Friday, July 12, 2013

Trust the Process

The scale hasn't moved much and although I know my body is changing and I know I am getting stronger, I still can't help feeling a little bit down.  

Our fitness coach Dean keeps saying "trust the process".  I feel like it is the slowest gosh darn process ever and it's making me frustrated.  

Then yesterday, I woke up to the below text from a friend.  


Getting this text was just what I needed.  So I measured myself and have lost 4 inches (2 from my chest, 1 from my waist, 1 from my hips). Nothing too spectacular, but it's something.  19 days of the 90 day challenge complete, 71 to go!  


Wednesday, July 3, 2013

ABS

ABS and I don't mean antilock brake system, however, that is how I felt today.  During my first ab workout, my entire core said...Nope, not today - big red stop sign.  Body brakes slammed to the floor.  But I pushed through it.  If I keep doing what I've always done, I'll always get what I've always got.  Time to break old habits and normalities.  

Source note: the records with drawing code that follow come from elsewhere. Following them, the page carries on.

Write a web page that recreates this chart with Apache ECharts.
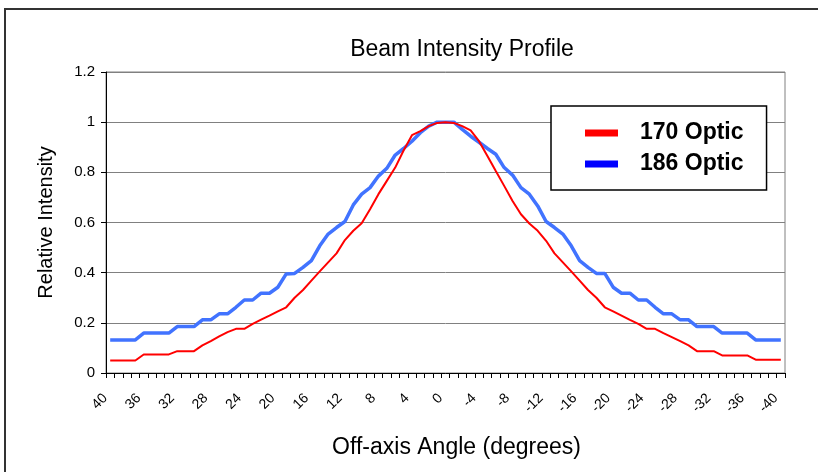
<!DOCTYPE html>
<html>
<head>
<meta charset="utf-8">
<script src="https://cdn.jsdelivr.net/npm/echarts@6/dist/echarts.min.js"></script>
<style>
html,body{margin:0;padding:0;background:#fff;}
#c{width:818px;height:472px;}
</style>
</head>
<body>
<div id="c"></div>
<script>
var angles = ['40','39','38','37','36','35','34','33','32','31','30','29','28','27','26','25','24','23','22','21','20','19','18','17','16','15','14','13','12','11','10','9','8','7','6','5','4','3','2','1','0','-1','-2','-3','-4','-5','-6','-7','-8','-9','-10','-11','-12','-13','-14','-15','-16','-17','-18','-19','-20','-21','-22','-23','-24','-25','-26','-27','-28','-29','-30','-31','-32','-33','-34','-35','-36','-37','-38','-39','-40'];

var optic170 = [0.05,0.05,0.05,0.05,0.074,0.074,0.074,0.074,0.087,0.087,0.087,0.11,0.127,0.146,0.163,0.176,0.176,0.196,0.213,0.229,0.246,0.262,0.3,0.331,0.368,0.405,0.441,0.477,0.53,0.567,0.597,0.653,0.713,0.766,0.819,0.887,0.948,0.964,0.984,0.997,1.0,0.997,0.984,0.967,0.924,0.865,0.805,0.746,0.686,0.633,0.596,0.567,0.527,0.477,0.441,0.405,0.368,0.331,0.3,0.262,0.246,0.229,0.212,0.196,0.176,0.176,0.159,0.143,0.127,0.11,0.087,0.087,0.087,0.07,0.07,0.07,0.07,0.053,0.053,0.053,0.053];

var optic186 = [0.132,0.132,0.132,0.132,0.159,0.159,0.159,0.159,0.185,0.185,0.185,0.212,0.212,0.236,0.236,0.262,0.291,0.291,0.318,0.318,0.342,0.395,0.397,0.421,0.448,0.507,0.554,0.58,0.604,0.67,0.713,0.739,0.785,0.816,0.869,0.895,0.924,0.958,0.984,1.0,1.0,1.0,0.971,0.944,0.92,0.895,0.872,0.819,0.789,0.739,0.713,0.666,0.604,0.58,0.554,0.507,0.448,0.421,0.397,0.397,0.342,0.318,0.318,0.291,0.291,0.262,0.236,0.236,0.212,0.212,0.185,0.185,0.185,0.159,0.159,0.159,0.159,0.132,0.132,0.132,0.132];

var yTicks = [0, 0.2, 0.4, 0.6, 0.8, 1, 1.2];

var FONT = '"Liberation Sans", Arial, sans-serif';
var chart = echarts.init(document.getElementById('c'), null, {renderer: 'canvas'});
chart.setOption({
  animation: false,
  backgroundColor: '#fff',
  textStyle: {fontFamily: FONT},
  graphic: [{
    type: 'rect',
    shape: {x: 5, y: 9, width: 900, height: 600},
    style: {fill: 'none', stroke: '#333', lineWidth: 2},
    silent: true,
    z: 0
  }],
  title: {
    text: 'Beam Intensity Profile',
    left: 457,
    textAlign: 'center',
    top: 33,
    textStyle: {fontFamily: FONT, fontSize: 23, fontWeight: 'normal', color: '#000'}
  },
  legend: {
    orient: 'vertical',
    left: 551,
    top: 106,
    padding: [13, 23, 12, 34],
    itemWidth: 33,
    itemHeight: 7,
    itemGap: 3,
    icon: 'rect',
    backgroundColor: '#fff',
    borderColor: '#000',
    borderWidth: 1.5,
    borderRadius: 0,
    textStyle: {fontFamily: FONT, fontSize: 23, fontWeight: 'bold', color: '#000', lineHeight: 28, padding: [0, 0, 0, 17]},
    data: [
      {name: '170 Optic', itemStyle: {color: '#ff0000'}},
      {name: '186 Optic', itemStyle: {color: '#0000ff'}}
    ]
  },
  grid: {
    left: 106, right: 33, top: 72, bottom: 99,
    show: true, borderColor: '#808080', borderWidth: 1, backgroundColor: 'transparent'
  },
  xAxis: {
    type: 'category',
    data: angles,
    boundaryGap: true,
    name: 'Off-axis Angle (degrees)',
    nameLocation: 'middle',
    nameGap: 63,
    nameTextStyle: {fontFamily: FONT, fontSize: 23, color: '#000', padding: [0, 0, 0, 22]},
    axisLine: {lineStyle: {color: '#000', width: 1}},
    axisTick: {show: true, interval: 0, length: 5, alignWithLabel: false, lineStyle: {color: '#000'}},
    axisLabel: {interval: 3, rotate: 45, fontSize: 14, color: '#000', margin: 28, verticalAlign: 'bottom', align: 'right', fontFamily: FONT},
    splitLine: {show: false}
  },
  yAxis: {
    type: 'value',
    min: yTicks[0],
    max: yTicks[yTicks.length - 1],
    interval: 0.2,
    name: 'Relative Intensity',
    nameLocation: 'middle',
    nameGap: 50,
    nameRotate: 90,
    nameTextStyle: {fontFamily: FONT, fontSize: 20, color: '#000'},
    axisLine: {show: true, lineStyle: {color: '#000', width: 1}},
    axisTick: {show: true, length: 5, lineStyle: {color: '#000'}},
    axisLabel: {fontSize: 15, color: '#000', margin: 11, fontFamily: FONT},
    splitLine: {show: true, lineStyle: {color: '#808080', width: 1}}
  },
  series: [
    {
      name: '170 Optic',
      type: 'line',
      data: optic170,
      symbol: 'none',
      lineStyle: {color: '#ff0000', width: 2},
      itemStyle: {color: '#ff0000'},
      z: 3
    },
    {
      name: '186 Optic',
      type: 'line',
      data: optic186,
      symbol: 'none',
      lineStyle: {color: '#4173ff', width: 3.5},
      itemStyle: {color: '#0000ff'},
      z: 2
    }
  ]
});
</script>
</body>
</html>
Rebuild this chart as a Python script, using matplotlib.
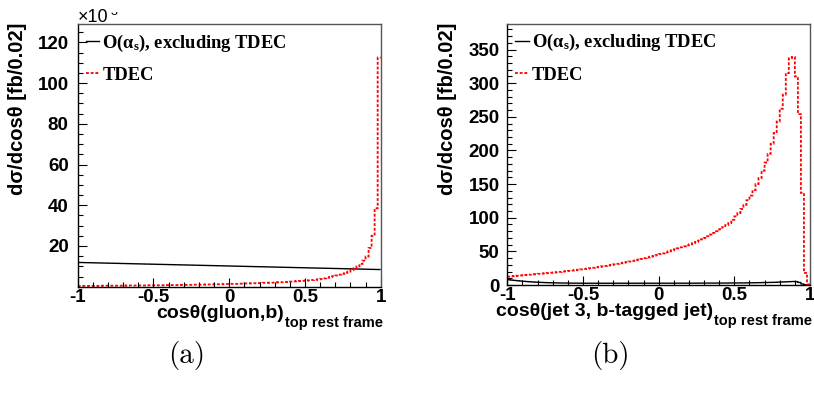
import numpy as np
import matplotlib
matplotlib.use("Agg")
import matplotlib.pyplot as plt
from matplotlib.ticker import MultipleLocator, FixedLocator, FixedFormatter
from matplotlib.font_manager import FontProperties
from matplotlib.transforms import Bbox, TransformedBbox

plt.rcParams['axes.unicode_minus'] = False
plt.rcParams['mathtext.fontset'] = 'custom'
plt.rcParams['mathtext.rm'] = 'Liberation Serif:bold'
plt.rcParams['mathtext.it'] = 'Liberation Serif:italic:bold'
plt.rcParams['mathtext.bf'] = 'Liberation Serif:bold'

# 100 bins of width 0.02 on [-1, 1]
bin_edges = np.linspace(-1.0, 1.0, 101)

# ---- panel (a): cos(gluon, b) in the top rest frame, units of 1e-3 fb/0.02
a_tdec = [
    0.4, 0.4, 0.4, 0.4, 0.4, 0.4, 0.4, 0.4, 0.5, 0.5,
    0.5, 0.5, 0.5, 0.5, 0.5, 0.5, 0.6, 0.6, 0.6, 0.6,
    0.6, 0.6, 0.6, 0.7, 0.7, 0.7, 0.7, 0.7, 0.7, 0.8,
    0.8, 0.8, 0.8, 0.8, 0.9, 0.9, 0.9, 0.9, 1.0, 1.0,
    1.0, 1.0, 1.1, 1.1, 1.1, 1.2, 1.2, 1.2, 1.3, 1.3,
    1.4, 1.4, 1.4, 1.5, 1.5, 1.6, 1.6, 1.7, 1.7, 1.8,
    1.8, 1.9, 1.9, 2.0, 2.0, 2.1, 2.2, 2.2, 2.3, 2.4,
    2.5, 2.6, 2.7, 2.8, 2.9, 3.0, 3.1, 3.3, 3.4, 3.6,
    3.8, 4.1, 4.4, 4.8, 5.2, 5.5, 5.9, 6.3, 6.8, 7.4,
    8.2, 9.0, 10.0, 11.2, 12.8, 14.8, 19.0, 25.0, 38.5, 112.5,
]
a_nlo = [
    11.90, 11.86, 11.83, 11.79, 11.76, 11.72, 11.69, 11.65, 11.62, 11.58,
    11.55, 11.51, 11.48, 11.44, 11.41, 11.37, 11.34, 11.30, 11.27, 11.23,
    11.20, 11.16, 11.13, 11.09, 11.06, 11.02, 10.99, 10.95, 10.92, 10.88,
    10.85, 10.81, 10.78, 10.74, 10.71, 10.67, 10.64, 10.60, 10.57, 10.53,
    10.50, 10.46, 10.43, 10.39, 10.36, 10.32, 10.29, 10.25, 10.22, 10.18,
    10.15, 10.11, 10.08, 10.04, 10.01, 9.97, 9.94, 9.90, 9.87, 9.83,
    9.80, 9.76, 9.73, 9.69, 9.66, 9.62, 9.59, 9.55, 9.52, 9.48,
    9.45, 9.41, 9.38, 9.34, 9.31, 9.27, 9.24, 9.20, 9.17, 9.13,
    9.10, 9.06, 9.03, 8.99, 8.96, 8.92, 8.89, 8.85, 8.82, 8.78,
    8.75, 8.71, 8.68, 8.64, 8.61, 8.57, 8.54, 8.50, 8.47, 8.43,
]

# ---- panel (b): cos(jet 3, b-tagged jet) in the top rest frame, fb/0.02
b_tdec = [
    12.5, 13.0, 13.4, 13.8, 14.2, 14.6, 15.0, 15.4, 15.8, 16.2,
    16.6, 17.0, 17.4, 17.8, 18.2, 18.6, 19.0, 19.5, 20.0, 20.5,
    21.0, 21.5, 22.0, 22.6, 23.2, 23.8, 24.4, 25.0, 25.6, 26.3,
    27.0, 27.7, 28.4, 29.1, 29.9, 30.7, 31.5, 32.3, 33.1, 34.0,
    34.9, 35.8, 36.8, 37.8, 38.8, 39.9, 41.0, 42.1, 43.3, 44.5,
    46.0, 47.0, 48.5, 50.0, 51.5, 53.0, 54.5, 56.0, 57.5, 59.0,
    60.5, 62.0, 64.0, 66.0, 68.0, 70.0, 72.5, 75.0, 77.5, 80.0,
    83.0, 86.0, 89.0, 92.0, 97.0, 102.0, 107.0, 113.0, 119.0, 126.0,
    133.0, 141.0, 150.0, 159.0, 170.0, 182.0, 195.0, 210.0, 226.0, 243.0,
    262.0, 283.0, 315.0, 337.0, 339.0, 310.0, 254.0, 137.0, 18.0, 1.0,
]
b_nlo = [
    7.8, 7.3, 6.8, 6.3, 5.9, 5.5, 5.1, 4.8, 4.5, 4.2,
    4.0, 3.8, 3.6, 3.4, 3.3, 3.2, 3.1, 3.0, 2.9, 2.9,
    2.8, 2.8, 2.7, 2.7, 2.7, 2.6, 2.6, 2.6, 2.6, 2.6,
    2.6, 2.6, 2.6, 2.6, 2.6, 2.6, 2.6, 2.6, 2.6, 2.6,
    2.6, 2.6, 2.6, 2.6, 2.6, 2.6, 2.6, 2.6, 2.6, 2.6,
    2.6, 2.6, 2.6, 2.6, 2.6, 2.6, 2.7, 2.7, 2.7, 2.7,
    2.7, 2.7, 2.7, 2.8, 2.8, 2.8, 2.8, 2.8, 2.9, 2.9,
    2.9, 2.9, 2.9, 3.0, 3.0, 3.0, 3.0, 3.1, 3.1, 3.2,
    3.2, 3.3, 3.4, 3.5, 3.6, 3.7, 3.8, 3.9, 4.0, 4.2,
    4.4, 4.6, 4.8, 5.0, 5.2, 5.0, 3.8, 1.5, 0.3, 0.0,
]

x_tick_values = [-1.0, -0.5, 0.0, 0.5, 1.0]
x_tick_labels = ["-1", "-0.5", "0", "0.5", "1"]
a_y_ticks = [20, 40, 60, 80, 100, 120]
b_y_ticks = [0, 50, 100, 150, 200, 250, 300, 350]

label_nlo = r"O($\mathrm{\alpha}_{\rm s}$), excluding TDEC"
label_tdec = "TDEC"
ylabel_text = "dσ/dcosθ [fb/0.02]"
a_xlabel = "cosθ(gluon,b)"
b_xlabel = "cosθ(jet 3, b-tagged jet)"
xlabel_sub = "top rest frame"

W, H = 814, 398
fig = plt.figure(figsize=(W / 100, H / 100), dpi=100)
axA = fig.add_axes([77.7 / W, 1 - 286.7 / H, 303.0 / W, 262.7 / H])
axB = fig.add_axes([507.3 / W, 1 - 285.0 / H, 302.7 / W, 261.0 / H])

sans_bold = dict(family="Liberation Sans", weight="bold")
red_dots = (0, (1.6, 1.0))


def draw_panel(ax, nlo, tdec, ymin, ymax, yticks, yminor, ypad, xlabel):
    ax.stairs(nlo, bin_edges, baseline=None, color="black", lw=1.0,
              label=label_nlo, snap=False)
    ax.stairs(tdec, bin_edges, baseline=None, color="red", lw=1.3,
              linestyle=red_dots, label=label_tdec, snap=False)
    ax.set_xlim(-1, 1)
    ax.set_ylim(ymin, ymax)

    ax.xaxis.set_major_locator(FixedLocator(x_tick_values))
    ax.xaxis.set_major_formatter(FixedFormatter(x_tick_labels))
    ax.xaxis.set_minor_locator(MultipleLocator(0.1))
    ax.yaxis.set_major_locator(FixedLocator(yticks))
    ax.yaxis.set_major_formatter(FixedFormatter([str(v) for v in yticks]))
    ax.yaxis.set_minor_locator(MultipleLocator(yminor))

    ax.tick_params(which="both", direction="in", top=False, right=False,
                   width=0.8, color="black")
    ax.tick_params(which="major", length=6.5)
    ax.tick_params(which="minor", length=3.5)
    ax.tick_params(axis="x", pad=1.5)
    ax.tick_params(axis="y", pad=ypad)
    for lab in ax.get_xticklabels() + ax.get_yticklabels():
        lab.set_fontproperties(FontProperties(size=13.5, **sans_bold))

    for side in ("left", "bottom"):
        ax.spines[side].set_color("black")
        ax.spines[side].set_linewidth(1.0)
    for side in ("top", "right"):
        ax.spines[side].set_color("#555555")
        ax.spines[side].set_linewidth(1.0)

    ax.set_ylabel(ylabel_text, loc="top", fontsize=14.5, **sans_bold)
    ax.yaxis.set_label_coords(-0.166, 1.005)

    sub = ax.text(1.008, -0.152, xlabel_sub, transform=ax.transAxes,
                  ha="right", va="baseline", fontsize=10.5, **sans_bold)
    ax.annotate(xlabel, xy=(0, 0), xycoords=sub, xytext=(-1, 8.5),
                textcoords="offset points", ha="right", va="baseline",
                fontsize=14, **sans_bold)

    ax.legend(loc="upper left", bbox_to_anchor=(0.026, 0.968), frameon=False,
              prop=FontProperties(family="Liberation Serif", weight="bold",
                                  size=13.3),
              handlelength=0.75, handletextpad=0.15, labelspacing=0.72,
              borderpad=0, borderaxespad=0)


draw_panel(axA, a_nlo, a_tdec, 0.0, 129.0, a_y_ticks, 5, 6.5, a_xlabel)
draw_panel(axB, b_nlo, b_tdec, 0.0, 388.0, b_y_ticks, 10, 5.5, b_xlabel)

# common exponent of panel (a); its upper part is cut off by the pad edge
fig.text(78 / W, 1 - 22.5 / H, "×10", fontsize=13, family="Liberation Sans",
         ha="left", va="baseline")
expo = fig.text(107 / W, 1 - 15 / H, "-3", fontsize=9,
                family="Liberation Sans", ha="left", va="baseline")
expo.set_clip_box(TransformedBbox(Bbox([[0, 0], [1, 1 - 11.5 / H]]),
                                  fig.transFigure))
expo.set_clip_on(True)

# sub-figure captions
fig.text(187 / W, 1 - 356 / H, "(a)", family="cmr10", fontsize=21,
         ha="center", va="center")
fig.text(610 / W, 1 - 356 / H, "(b)", family="cmr10", fontsize=21,
         ha="center", va="center")

fig.savefig("out.png", dpi=100)
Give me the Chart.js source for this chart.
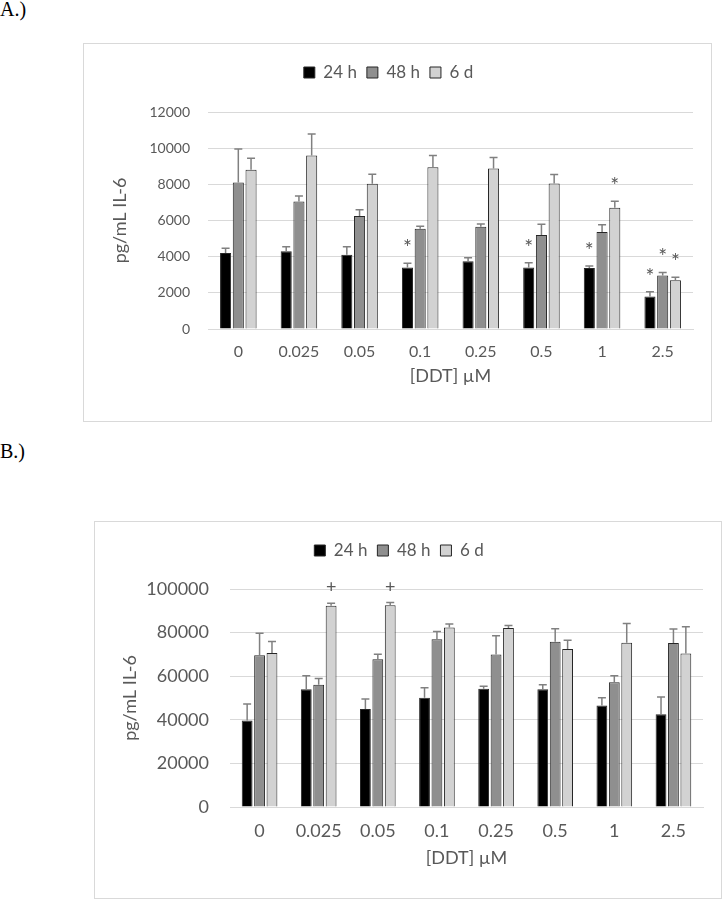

I imagine that actually having abs would help during 'ab' day.  I know it is not much of an epiphany in and of itself, but factor in the  that I have really never worked my abs (let alone have a flat tummy). I know that even though it is hard as hell and even though I feel like a bit of a loser for sucking so bad today, I know that with continued efforts it will get better.  



Monday, July 1, 2013

One week complete

The first week of the Meltdown Workouts = complete.  In the first week I have bid farewell to 6.8 (basically 7) pounds from my body.  I remember the first 10 pounds went really fast last time, so although I'm super excited, I'm still guarded.  I know in order to truly make this a life style change and to forever remain healthy, it is going to take a lot of work and dedication.  So far, I don't miss the old habits (even smoking) but I know the day will come when it isn't so easy.  Which is why I am so glad to have people doing this with me.  Even the ones who aren't on the same path as me as still supporting me as I go - encouraging and pushing me.  And for that, I thank you.  

Saw this quote this morning...it reminded me of my blog from the other day.  


I'm not starting over again.  I've done that enough times and its not easy.  I'd rather just keep on, keepin on.